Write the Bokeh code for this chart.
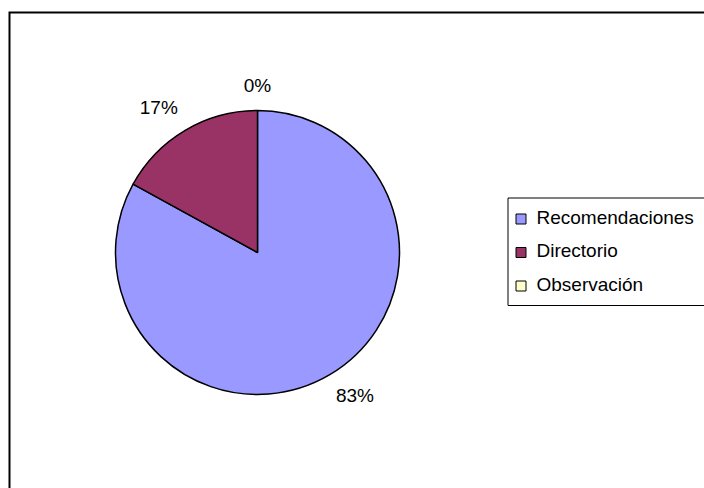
import math
from bokeh.plotting import figure
from bokeh.models import Range1d
from bokeh.core.properties import value
from bokeh.embed import file_html
from bokeh.resources import INLINE

# ---- data ----
categories = ["Recomendaciones", "Directorio", "Observación"]
percentages = [83, 17, 0]
pct_labels = ["83%", "17%", "0%"]
colors = ["#9999FF", "#993366", "#FFFFCC"]

W, H = 704, 488
FONT = "Liberation Sans"
FS = "19px"

p = figure(width=W, height=H, output_backend="svg", toolbar_location=None,
           x_range=Range1d(0, W), y_range=Range1d(0, H),
           min_border=0, outline_line_color=None)
p.axis.visible = False
p.grid.visible = False
p.background_fill_color = "white"
p.border_fill_color = "white"

# outer chart border (left and top edges; right/bottom lie outside the window)
p.line(x=[9, 9, W + 60], y=[-60, H - 12, H - 12], line_color="black",
       line_width=2, line_join="miter")

# ---- pie ----
cx, cy, r = 257, 236, 142
total = sum(percentages)
cum = 0.0
starts, ends, mids = [], [], []
for v in percentages:
    a0 = 90 - cum / total * 360
    cum += v
    a1 = 90 - cum / total * 360
    starts.append(math.radians(a0))
    ends.append(math.radians(a1))
    mids.append(math.radians((a0 + a1) / 2))

for i in range(len(categories)):
    if percentages[i] > 0:
        p.wedge(x=cx, y=cy, radius=r, start_angle=starts[i], end_angle=ends[i],
                direction="clock", fill_color=colors[i], line_color="black",
                line_width=1.5)

# data labels
for i in range(len(categories)):
    m = mids[i]
    c, s = math.cos(m), math.sin(m)
    d = r + (14.5 if s > 0 else 12)
    lx, ly = cx + d * c, cy + d * s
    align = "left" if c > 0.15 else ("right" if c < -0.15 else "center")
    base = "bottom" if s > 0 else "top"
    p.text(x=[lx], y=[ly], text=[pct_labels[i]], text_align=align,
           text_baseline=base, text_font=value(FONT), text_font_size=FS,
           text_color="black")

# ---- legend (drawn manually; right edge outside the window) ----
lg_left, lg_top, lg_bottom = 507.5, 290.5, 183
p.quad(left=[lg_left], right=[W + 60], top=[lg_top], bottom=[lg_bottom],
       fill_color="white", line_color=None)
p.line(x=[W + 60, lg_left, lg_left, W + 60],
       y=[lg_top, lg_top, lg_bottom, lg_bottom],
       line_color="black", line_width=1, line_join="miter")
row0, step = 269.5, 33.5
sq_x = 520.5
for i, cat in enumerate(categories):
    yy = row0 - i * step
    p.rect(x=[sq_x], y=[yy], width=10, height=10, fill_color=colors[i],
           line_color="black", line_width=1)
    p.text(x=[sq_x + 15.5], y=[yy + 2], text=[cat], text_align="left",
           text_baseline="middle", text_font=value(FONT), text_font_size=FS,
           text_color="black")

open("out.html", "w").write(file_html(p, INLINE))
____
Replicate the material above verbatim; images stay out of the copy.

Write the Bokeh code for this chart.
import math
from bokeh.plotting import figure
from bokeh.models import Range1d
from bokeh.core.properties import value
from bokeh.embed import file_html
from bokeh.resources import INLINE

# ---- data ----
categories = ["Recomendaciones", "Directorio", "Observación"]
percentages = [83, 17, 0]
pct_labels = ["83%", "17%", "0%"]
colors = ["#9999FF", "#993366", "#FFFFCC"]

W, H = 704, 488
FONT = "Liberation Sans"
FS = "19px"

p = figure(width=W, height=H, output_backend="svg", toolbar_location=None,
           x_range=Range1d(0, W), y_range=Range1d(0, H),
           min_border=0, outline_line_color=None)
p.axis.visible = False
p.grid.visible = False
p.background_fill_color = "white"
p.border_fill_color = "white"

# outer chart border (left and top edges; right/bottom lie outside the window)
p.line(x=[9, 9, W + 60], y=[-60, H - 12, H - 12], line_color="black",
       line_width=2, line_join="miter")

# ---- pie ----
cx, cy, r = 257, 236, 142
total = sum(percentages)
cum = 0.0
starts, ends, mids = [], [], []
for v in percentages:
    a0 = 90 - cum / total * 360
    cum += v
    a1 = 90 - cum / total * 360
    starts.append(math.radians(a0))
    ends.append(math.radians(a1))
    mids.append(math.radians((a0 + a1) / 2))

for i in range(len(categories)):
    if percentages[i] > 0:
        p.wedge(x=cx, y=cy, radius=r, start_angle=starts[i], end_angle=ends[i],
                direction="clock", fill_color=colors[i], line_color="black",
                line_width=1.5)

# data labels
for i in range(len(categories)):
    m = mids[i]
    c, s = math.cos(m), math.sin(m)
    d = r + (14.5 if s > 0 else 12)
    lx, ly = cx + d * c, cy + d * s
    align = "left" if c > 0.15 else ("right" if c < -0.15 else "center")
    base = "bottom" if s > 0 else "top"
    p.text(x=[lx], y=[ly], text=[pct_labels[i]], text_align=align,
           text_baseline=base, text_font=value(FONT), text_font_size=FS,
           text_color="black")

# ---- legend (drawn manually; right edge outside the window) ----
lg_left, lg_top, lg_bottom = 507.5, 290.5, 183
p.quad(left=[lg_left], right=[W + 60], top=[lg_top], bottom=[lg_bottom],
       fill_color="white", line_color=None)
p.line(x=[W + 60, lg_left, lg_left, W + 60],
       y=[lg_top, lg_top, lg_bottom, lg_bottom],
       line_color="black", line_width=1, line_join="miter")
row0, step = 269.5, 33.5
sq_x = 520.5
for i, cat in enumerate(categories):
    yy = row0 - i * step
    p.rect(x=[sq_x], y=[yy], width=10, height=10, fill_color=colors[i],
           line_color="black", line_width=1)
    p.text(x=[sq_x + 15.5], y=[yy + 2], text=[cat], text_align="left",
           text_baseline="middle", text_font=value(FONT), text_font_size=FS,
           text_color="black")

open("out.html", "w").write(file_html(p, INLINE))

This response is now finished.